## What you will do
Pictures stay out of this copy, which runs from the first line of the material through the line containing "minimum width=363pt, minimum".

## Recorded data
- - - -

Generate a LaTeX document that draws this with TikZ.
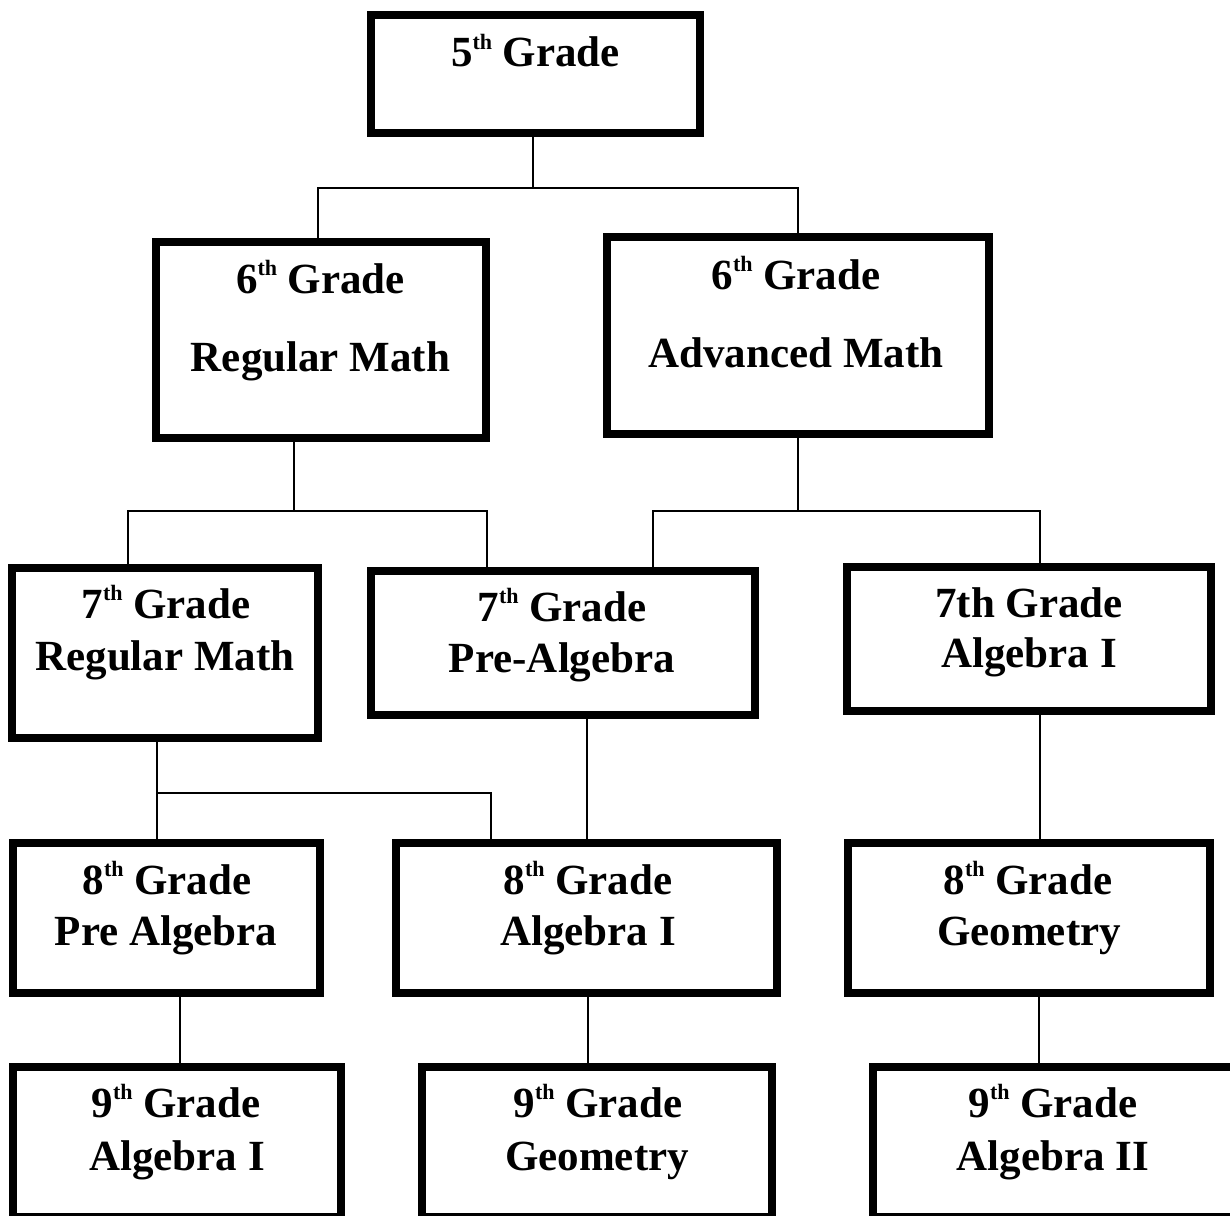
\documentclass[tikz,border=0pt]{standalone}
\usepackage{fontspec}
\setmainfont{Liberation Serif}
\newcommand\sups[1]{\raisebox{0.4em}{\fontsize{22}{22}\selectfont #1}}
\tikzset{
  box/.style={draw=black, line width=7.5pt, rectangle, inner sep=0pt, fill=none},
  lbl/.style={anchor=base, inner sep=0pt, font=\fontsize{43}{43}\selectfont\bfseries},
  conn/.style={draw=black, line width=1.4pt}
}
\begin{document}
\begin{tikzpicture}[x=1pt,y=-1pt]
\useasboundingbox (0,0) rectangle (1230,1215);
\clip (0,0) rectangle (1230,1215);
\fill[white] (0,0) rectangle (1230,1215);

% boxes
\node[box, minimum width=329pt, minimum height=118pt] (b5)  at (535.5,74) {};
\node[box, minimum width=330pt, minimum height=196pt] (b6r) at (321,340) {};
\node[box, minimum width=382pt, minimum height=197pt] (b6a) at (798,335.5) {};
\node[box, minimum width=306pt, minimum height=170pt] (b7r) at (165,653) {};
\node[box, minimum width=384pt, minimum height=144pt] (b7p) at (563,643) {};
\node[box, minimum width=364pt, minimum height=144pt] (b7a) at (1029,639) {};
\node[box, minimum width=307pt, minimum height=150pt] (b8p) at (166.5,918) {};
\node[box, minimum width=381pt, minimum height=150pt] (b8a) at (586.5,918) {};
\node[box, minimum width=362pt, minimum height=150pt] (b8g) at (1029,918) {};
\node[box, minimum width=328pt, minimum height=150pt] (b9a) at (177,1142) {};
\node[box, minimum width=350pt, minimum height=150pt] (b9g) at (597,1142) {};
\node[box, minimum width=363pt, minimum height=150pt] (b9b) at (1054.5,1142) {};

% labels
\node[lbl] (t5a)  at (535.5,66.5) {5\sups{th} Grade};
\node[lbl] (t6ra) at (320.5,293) {6\sups{th} Grade};
\node[lbl] (t6rb) at (320.5,371) {Regular Math};
\node[lbl] (t6aa) at (796,289) {6\sups{th} Grade};
\node[lbl] (t6ab) at (796,367) {Advanced Math};
\node[lbl] (t7ra) at (166,618) {7\sups{th} Grade};
\node[lbl] (t7rb) at (165,670) {Regular Math};
\node[lbl] (t7pa) at (562,621) {7\sups{th} Grade};
\node[lbl] (t7pb) at (562,672) {Pre-Algebra};
\node[lbl] (t7aa) at (1029,617) {7th Grade};
\node[lbl] (t7ab) at (1029,667) {Algebra I};
\node[lbl] (t8pa) at (167,894) {8\sups{th} Grade};
\node[lbl] (t8pb) at (166,945) {Pre Algebra};
\node[lbl] (t8aa) at (588,894) {8\sups{th} Grade};
\node[lbl] (t8ab) at (588,945) {Algebra I};
\node[lbl] (t8ga) at (1028,894) {8\sups{th} Grade};
\node[lbl] (t8gb) at (1029,945) {Geometry};
\node[lbl] (t9aa) at (176,1117) {9\sups{th} Grade};
\node[lbl] (t9ab) at (177,1170) {Algebra I};
\node[lbl] (t9ga) at (598,1117) {9\sups{th} Grade};
\node[lbl] (t9gb) at (597,1170) {Geometry};
\node[lbl] (t9ba) at (1053,1117) {9\sups{th} Grade};
\node[lbl] (t9bb) at (1053,1170) {Algebra II};

% junctions
\coordinate (j5)  at (533,188);
\coordinate (j6r) at (294,511);
\coordinate (j6a) at (798,511);
\coordinate (j7r) at (157,793);

% connectors
\draw[conn] (b5.south -| j5) -- (j5) -| ([xshift=-3pt]b6r.north);
\draw[conn] (j5) -| (b6a.north);
\draw[conn] (b6r.south -| j6r) -- (j6r) -| ([xshift=-37pt]b7r.north);
\draw[conn] (j6r) -| ([xshift=-76pt]b7p.north);
\draw[conn] (b6a.south -| j6a) -- (j6a) -| ([xshift=90pt]b7p.north);
\draw[conn] (j6a) -| ([xshift=11pt]b7a.north);
\draw[conn] (b7r.south -| j7r) -- (j7r) -- (b8p.north -| j7r);
\draw[conn] (j7r) -| ([xshift=-95.5pt]b8a.north);
\draw[conn] ([xshift=24pt]b7p.south) -- ([xshift=24pt]b7p.south |- b8a.north);
\draw[conn] ([xshift=11pt]b7a.south) -- ([xshift=11pt]b7a.south |- b8g.north);
\draw[conn] ([xshift=13.5pt]b8p.south) -- ([xshift=13.5pt]b8p.south |- b9a.north);
\draw[conn] ([xshift=1.5pt]b8a.south) -- ([xshift=1.5pt]b8a.south |- b9g.north);
\draw[conn] ([xshift=10pt]b8g.south) -- ([xshift=10pt]b8g.south |- b9b.north);
\end{tikzpicture}
\end{document}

- - - -

## The reply
Generate a LaTeX document that draws this with TikZ.
\documentclass[tikz,border=0pt]{standalone}
\usepackage{fontspec}
\setmainfont{Liberation Serif}
\newcommand\sups[1]{\raisebox{0.4em}{\fontsize{22}{22}\selectfont #1}}
\tikzset{
  box/.style={draw=black, line width=7.5pt, rectangle, inner sep=0pt, fill=none},
  lbl/.style={anchor=base, inner sep=0pt, font=\fontsize{43}{43}\selectfont\bfseries},
  conn/.style={draw=black, line width=1.4pt}
}
\begin{document}
\begin{tikzpicture}[x=1pt,y=-1pt]
\useasboundingbox (0,0) rectangle (1230,1215);
\clip (0,0) rectangle (1230,1215);
\fill[white] (0,0) rectangle (1230,1215);

% boxes
\node[box, minimum width=329pt, minimum height=118pt] (b5)  at (535.5,74) {};
\node[box, minimum width=330pt, minimum height=196pt] (b6r) at (321,340) {};
\node[box, minimum width=382pt, minimum height=197pt] (b6a) at (798,335.5) {};
\node[box, minimum width=306pt, minimum height=170pt] (b7r) at (165,653) {};
\node[box, minimum width=384pt, minimum height=144pt] (b7p) at (563,643) {};
\node[box, minimum width=364pt, minimum height=144pt] (b7a) at (1029,639) {};
\node[box, minimum width=307pt, minimum height=150pt] (b8p) at (166.5,918) {};
\node[box, minimum width=381pt, minimum height=150pt] (b8a) at (586.5,918) {};
\node[box, minimum width=362pt, minimum height=150pt] (b8g) at (1029,918) {};
\node[box, minimum width=328pt, minimum height=150pt] (b9a) at (177,1142) {};
\node[box, minimum width=350pt, minimum height=150pt] (b9g) at (597,1142) {};
\node[box, minimum width=363pt, minimum height=150pt] (b9b) at (1054.5,1142) {};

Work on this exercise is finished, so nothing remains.